*Exercise directions*.
Below is some material; transcribe all of it exactly.

*Entries from a dataset*.

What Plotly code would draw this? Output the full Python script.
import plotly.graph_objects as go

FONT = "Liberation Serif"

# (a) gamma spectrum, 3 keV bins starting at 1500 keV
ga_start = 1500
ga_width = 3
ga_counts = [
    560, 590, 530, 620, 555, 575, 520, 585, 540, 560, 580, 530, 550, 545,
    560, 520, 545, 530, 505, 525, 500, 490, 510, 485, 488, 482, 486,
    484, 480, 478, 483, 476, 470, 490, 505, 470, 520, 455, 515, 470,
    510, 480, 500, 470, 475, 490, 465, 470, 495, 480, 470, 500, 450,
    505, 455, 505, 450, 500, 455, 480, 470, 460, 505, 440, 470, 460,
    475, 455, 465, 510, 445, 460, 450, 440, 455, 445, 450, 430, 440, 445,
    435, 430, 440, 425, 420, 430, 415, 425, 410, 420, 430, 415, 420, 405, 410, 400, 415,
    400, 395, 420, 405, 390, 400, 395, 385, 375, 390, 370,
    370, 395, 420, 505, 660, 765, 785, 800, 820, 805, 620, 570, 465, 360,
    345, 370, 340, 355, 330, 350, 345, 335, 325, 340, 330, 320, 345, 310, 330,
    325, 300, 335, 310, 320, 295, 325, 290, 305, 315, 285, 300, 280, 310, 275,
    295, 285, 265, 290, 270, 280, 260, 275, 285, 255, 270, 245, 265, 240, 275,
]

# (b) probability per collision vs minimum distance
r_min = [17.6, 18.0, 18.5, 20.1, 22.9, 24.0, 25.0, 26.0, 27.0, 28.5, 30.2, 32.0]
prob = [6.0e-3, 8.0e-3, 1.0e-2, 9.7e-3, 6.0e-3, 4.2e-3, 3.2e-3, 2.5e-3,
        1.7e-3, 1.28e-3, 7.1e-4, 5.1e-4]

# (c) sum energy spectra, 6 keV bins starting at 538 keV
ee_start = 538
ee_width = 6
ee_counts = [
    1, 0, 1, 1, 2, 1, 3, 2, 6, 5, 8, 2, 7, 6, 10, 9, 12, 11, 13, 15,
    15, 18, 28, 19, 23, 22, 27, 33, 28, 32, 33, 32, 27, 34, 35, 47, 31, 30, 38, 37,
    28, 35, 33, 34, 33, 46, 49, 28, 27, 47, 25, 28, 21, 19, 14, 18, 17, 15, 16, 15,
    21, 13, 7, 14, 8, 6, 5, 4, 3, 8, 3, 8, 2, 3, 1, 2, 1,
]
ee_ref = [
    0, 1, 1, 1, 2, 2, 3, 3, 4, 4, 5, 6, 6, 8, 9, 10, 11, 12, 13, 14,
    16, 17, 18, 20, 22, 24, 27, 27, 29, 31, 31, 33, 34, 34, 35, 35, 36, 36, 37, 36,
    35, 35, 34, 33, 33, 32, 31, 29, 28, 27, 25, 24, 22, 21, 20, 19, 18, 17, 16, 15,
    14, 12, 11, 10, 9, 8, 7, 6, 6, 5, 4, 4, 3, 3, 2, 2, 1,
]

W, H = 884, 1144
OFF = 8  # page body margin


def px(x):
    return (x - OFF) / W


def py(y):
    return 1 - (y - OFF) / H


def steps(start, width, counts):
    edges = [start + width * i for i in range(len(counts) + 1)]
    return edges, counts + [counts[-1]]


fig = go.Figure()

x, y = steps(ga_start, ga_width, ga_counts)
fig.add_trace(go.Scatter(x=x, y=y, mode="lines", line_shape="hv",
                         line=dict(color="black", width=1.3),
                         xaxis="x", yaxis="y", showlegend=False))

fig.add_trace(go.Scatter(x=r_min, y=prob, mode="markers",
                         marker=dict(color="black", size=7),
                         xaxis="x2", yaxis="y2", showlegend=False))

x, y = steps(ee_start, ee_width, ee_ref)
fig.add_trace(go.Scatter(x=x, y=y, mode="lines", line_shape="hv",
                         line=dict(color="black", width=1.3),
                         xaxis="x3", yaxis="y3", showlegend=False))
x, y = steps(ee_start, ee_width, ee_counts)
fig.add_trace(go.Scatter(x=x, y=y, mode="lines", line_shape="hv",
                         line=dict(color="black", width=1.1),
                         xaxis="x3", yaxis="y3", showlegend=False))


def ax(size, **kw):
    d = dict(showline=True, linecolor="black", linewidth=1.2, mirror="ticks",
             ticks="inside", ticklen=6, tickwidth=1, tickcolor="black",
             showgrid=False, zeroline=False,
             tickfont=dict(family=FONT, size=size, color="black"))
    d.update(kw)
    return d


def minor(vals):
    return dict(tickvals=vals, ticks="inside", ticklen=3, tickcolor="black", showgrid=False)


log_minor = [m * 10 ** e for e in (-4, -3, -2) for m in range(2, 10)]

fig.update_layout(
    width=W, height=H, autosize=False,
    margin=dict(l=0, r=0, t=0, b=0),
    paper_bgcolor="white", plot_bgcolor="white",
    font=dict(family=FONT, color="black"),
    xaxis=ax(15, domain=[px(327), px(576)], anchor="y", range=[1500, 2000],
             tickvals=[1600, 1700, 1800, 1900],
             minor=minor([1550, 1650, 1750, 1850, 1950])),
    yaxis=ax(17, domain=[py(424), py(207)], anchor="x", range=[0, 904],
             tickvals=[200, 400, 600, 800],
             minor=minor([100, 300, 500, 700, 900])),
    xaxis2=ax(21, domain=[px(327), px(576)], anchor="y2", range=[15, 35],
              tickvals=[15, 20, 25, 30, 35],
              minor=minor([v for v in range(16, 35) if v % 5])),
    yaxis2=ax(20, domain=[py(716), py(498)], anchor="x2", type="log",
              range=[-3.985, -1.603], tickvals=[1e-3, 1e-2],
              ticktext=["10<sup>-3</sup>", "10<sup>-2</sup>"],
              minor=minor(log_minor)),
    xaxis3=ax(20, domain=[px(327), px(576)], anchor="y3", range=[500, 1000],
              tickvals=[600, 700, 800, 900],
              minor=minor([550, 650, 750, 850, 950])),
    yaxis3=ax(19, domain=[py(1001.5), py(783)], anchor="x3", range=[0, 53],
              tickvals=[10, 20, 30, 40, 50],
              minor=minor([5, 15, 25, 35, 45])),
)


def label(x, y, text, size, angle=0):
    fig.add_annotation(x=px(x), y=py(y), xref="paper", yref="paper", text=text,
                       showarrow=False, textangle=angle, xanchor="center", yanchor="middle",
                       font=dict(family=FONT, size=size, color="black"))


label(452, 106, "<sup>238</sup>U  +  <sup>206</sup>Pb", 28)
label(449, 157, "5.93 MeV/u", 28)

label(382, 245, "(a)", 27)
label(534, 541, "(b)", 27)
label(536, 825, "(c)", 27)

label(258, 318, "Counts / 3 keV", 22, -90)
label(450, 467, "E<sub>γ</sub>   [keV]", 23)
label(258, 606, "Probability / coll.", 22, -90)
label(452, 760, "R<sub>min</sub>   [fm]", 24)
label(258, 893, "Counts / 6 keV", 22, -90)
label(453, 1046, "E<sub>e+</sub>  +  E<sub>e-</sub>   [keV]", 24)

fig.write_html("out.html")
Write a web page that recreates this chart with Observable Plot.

*Answer for this exercise*.
What Plotly code would draw this? Output the full Python script.
import plotly.graph_objects as go

FONT = "Liberation Serif"

# (a) gamma spectrum, 3 keV bins starting at 1500 keV
ga_start = 1500
ga_width = 3
ga_counts = [
    560, 590, 530, 620, 555, 575, 520, 585, 540, 560, 580, 530, 550, 545,
    560, 520, 545, 530, 505, 525, 500, 490, 510, 485, 488, 482, 486,
    484, 480, 478, 483, 476, 470, 490, 505, 470, 520, 455, 515, 470,
    510, 480, 500, 470, 475, 490, 465, 470, 495, 480, 470, 500, 450,
    505, 455, 505, 450, 500, 455, 480, 470, 460, 505, 440, 470, 460,
    475, 455, 465, 510, 445, 460, 450, 440, 455, 445, 450, 430, 440, 445,
    435, 430, 440, 425, 420, 430, 415, 425, 410, 420, 430, 415, 420, 405, 410, 400, 415,
    400, 395, 420, 405, 390, 400, 395, 385, 375, 390, 370,
    370, 395, 420, 505, 660, 765, 785, 800, 820, 805, 620, 570, 465, 360,
    345, 370, 340, 355, 330, 350, 345, 335, 325, 340, 330, 320, 345, 310, 330,
    325, 300, 335, 310, 320, 295, 325, 290, 305, 315, 285, 300, 280, 310, 275,
    295, 285, 265, 290, 270, 280, 260, 275, 285, 255, 270, 245, 265, 240, 275,
]

# (b) probability per collision vs minimum distance
r_min = [17.6, 18.0, 18.5, 20.1, 22.9, 24.0, 25.0, 26.0, 27.0, 28.5, 30.2, 32.0]
prob = [6.0e-3, 8.0e-3, 1.0e-2, 9.7e-3, 6.0e-3, 4.2e-3, 3.2e-3, 2.5e-3,
        1.7e-3, 1.28e-3, 7.1e-4, 5.1e-4]

# (c) sum energy spectra, 6 keV bins starting at 538 keV
ee_start = 538
ee_width = 6
ee_counts = [
    1, 0, 1, 1, 2, 1, 3, 2, 6, 5, 8, 2, 7, 6, 10, 9, 12, 11, 13, 15,
    15, 18, 28, 19, 23, 22, 27, 33, 28, 32, 33, 32, 27, 34, 35, 47, 31, 30, 38, 37,
    28, 35, 33, 34, 33, 46, 49, 28, 27, 47, 25, 28, 21, 19, 14, 18, 17, 15, 16, 15,
    21, 13, 7, 14, 8, 6, 5, 4, 3, 8, 3, 8, 2, 3, 1, 2, 1,
]
ee_ref = [
    0, 1, 1, 1, 2, 2, 3, 3, 4, 4, 5, 6, 6, 8, 9, 10, 11, 12, 13, 14,
    16, 17, 18, 20, 22, 24, 27, 27, 29, 31, 31, 33, 34, 34, 35, 35, 36, 36, 37, 36,
    35, 35, 34, 33, 33, 32, 31, 29, 28, 27, 25, 24, 22, 21, 20, 19, 18, 17, 16, 15,
    14, 12, 11, 10, 9, 8, 7, 6, 6, 5, 4, 4, 3, 3, 2, 2, 1,
]

W, H = 884, 1144
OFF = 8  # page body margin


def px(x):
    return (x - OFF) / W


def py(y):
    return 1 - (y - OFF) / H


def steps(start, width, counts):
    edges = [start + width * i for i in range(len(counts) + 1)]
    return edges, counts + [counts[-1]]


fig = go.Figure()

x, y = steps(ga_start, ga_width, ga_counts)
fig.add_trace(go.Scatter(x=x, y=y, mode="lines", line_shape="hv",
                         line=dict(color="black", width=1.3),
                         xaxis="x", yaxis="y", showlegend=False))

fig.add_trace(go.Scatter(x=r_min, y=prob, mode="markers",
                         marker=dict(color="black", size=7),
                         xaxis="x2", yaxis="y2", showlegend=False))

x, y = steps(ee_start, ee_width, ee_ref)
fig.add_trace(go.Scatter(x=x, y=y, mode="lines", line_shape="hv",
                         line=dict(color="black", width=1.3),
                         xaxis="x3", yaxis="y3", showlegend=False))
x, y = steps(ee_start, ee_width, ee_counts)
fig.add_trace(go.Scatter(x=x, y=y, mode="lines", line_shape="hv",
                         line=dict(color="black", width=1.1),
                         xaxis="x3", yaxis="y3", showlegend=False))


def ax(size, **kw):
    d = dict(showline=True, linecolor="black", linewidth=1.2, mirror="ticks",
             ticks="inside", ticklen=6, tickwidth=1, tickcolor="black",
             showgrid=False, zeroline=False,
             tickfont=dict(family=FONT, size=size, color="black"))
    d.update(kw)
    return d


def minor(vals):
    return dict(tickvals=vals, ticks="inside", ticklen=3, tickcolor="black", showgrid=False)


log_minor = [m * 10 ** e for e in (-4, -3, -2) for m in range(2, 10)]

fig.update_layout(
    width=W, height=H, autosize=False,
    margin=dict(l=0, r=0, t=0, b=0),
    paper_bgcolor="white", plot_bgcolor="white",
    font=dict(family=FONT, color="black"),
    xaxis=ax(15, domain=[px(327), px(576)], anchor="y", range=[1500, 2000],
             tickvals=[1600, 1700, 1800, 1900],
             minor=minor([1550, 1650, 1750, 1850, 1950])),
    yaxis=ax(17, domain=[py(424), py(207)], anchor="x", range=[0, 904],
             tickvals=[200, 400, 600, 800],
             minor=minor([100, 300, 500, 700, 900])),
    xaxis2=ax(21, domain=[px(327), px(576)], anchor="y2", range=[15, 35],
              tickvals=[15, 20, 25, 30, 35],
              minor=minor([v for v in range(16, 35) if v % 5])),
    yaxis2=ax(20, domain=[py(716), py(498)], anchor="x2", type="log",
              range=[-3.985, -1.603], tickvals=[1e-3, 1e-2],
              ticktext=["10<sup>-3</sup>", "10<sup>-2</sup>"],
              minor=minor(log_minor)),
    xaxis3=ax(20, domain=[px(327), px(576)], anchor="y3", range=[500, 1000],
              tickvals=[600, 700, 800, 900],
              minor=minor([550, 650, 750, 850, 950])),
    yaxis3=ax(19, domain=[py(1001.5), py(783)], anchor="x3", range=[0, 53],
              tickvals=[10, 20, 30, 40, 50],
              minor=minor([5, 15, 25, 35, 45])),
)


def label(x, y, text, size, angle=0):
    fig.add_annotation(x=px(x), y=py(y), xref="paper", yref="paper", text=text,
                       showarrow=False, textangle=angle, xanchor="center", yanchor="middle",
                       font=dict(family=FONT, size=size, color="black"))


label(452, 106, "<sup>238</sup>U  +  <sup>206</sup>Pb", 28)
label(449, 157, "5.93 MeV/u", 28)

label(382, 245, "(a)", 27)
label(534, 541, "(b)", 27)
label(536, 825, "(c)", 27)

label(258, 318, "Counts / 3 keV", 22, -90)
label(450, 467, "E<sub>γ</sub>   [keV]", 23)
label(258, 606, "Probability / coll.", 22, -90)
label(452, 760, "R<sub>min</sub>   [fm]", 24)
label(258, 893, "Counts / 6 keV", 22, -90)
label(453, 1046, "E<sub>e+</sub>  +  E<sub>e-</sub>   [keV]", 24)

fig.write_html("out.html")
Write a web page that recreates this chart with Observable Plot.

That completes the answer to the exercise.